Drip Tank

  • Drip Tank
  • Slake (Headhunter/Cargo) 1992 
  • Sprawl (Headhunter/Cargo) 1994 

While this San Diego quartet might be best known around Southern California for initiating a live tour of 7-Eleven stores, the band’s got no other gimmicks (unless breaking up counts: Drip Tank called it quits in 1995). As one contributor to the city’s early-’90s renaissance, the group followed a series of singles and compilation appearances with Slake, an invigorating if uneven debut. The dozen songs’ strength includes solid pop dynamics and excellent dual-guitar work by Julie D. and Joel Nowak, but Slake, for all its fun, lacks focus and rambles stylistically. In its best moments, Drip Tank delivers angular punk-pop reminiscent of the Fastbacks and, not surprisingly, local mates like aMINIATURE (whose John Lee assisted in Slake‘s recording).

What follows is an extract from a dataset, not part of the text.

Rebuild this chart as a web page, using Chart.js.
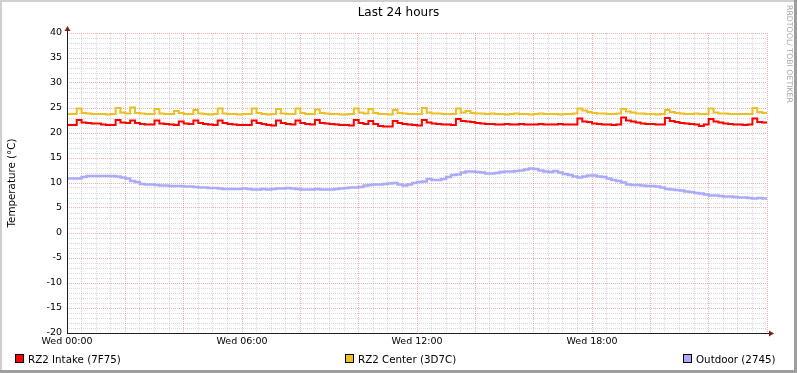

Drip Tank burned through a handful of drummers between records, but still managed to prepare an improved, confident effort for Sprawl. On this darker, deeper collection of better-written material, Julie and Joel deliver more complex moods with their sly, sinewy guitar interplay. Drive Like Jehu drummer Mark Trombino’s engineering helps-instead of sounding offhand, Drip Tank sounds intense and brooding. The record title was inspired in part by a Sonic Youth song of the same name, and Drip Tank reflects the influence of that group and such related phenomena as Live Skull and Band of Susans. Julie D. left in 1995 to join a promising all-female quartet, Chinchilla, and Drip Tank broke up.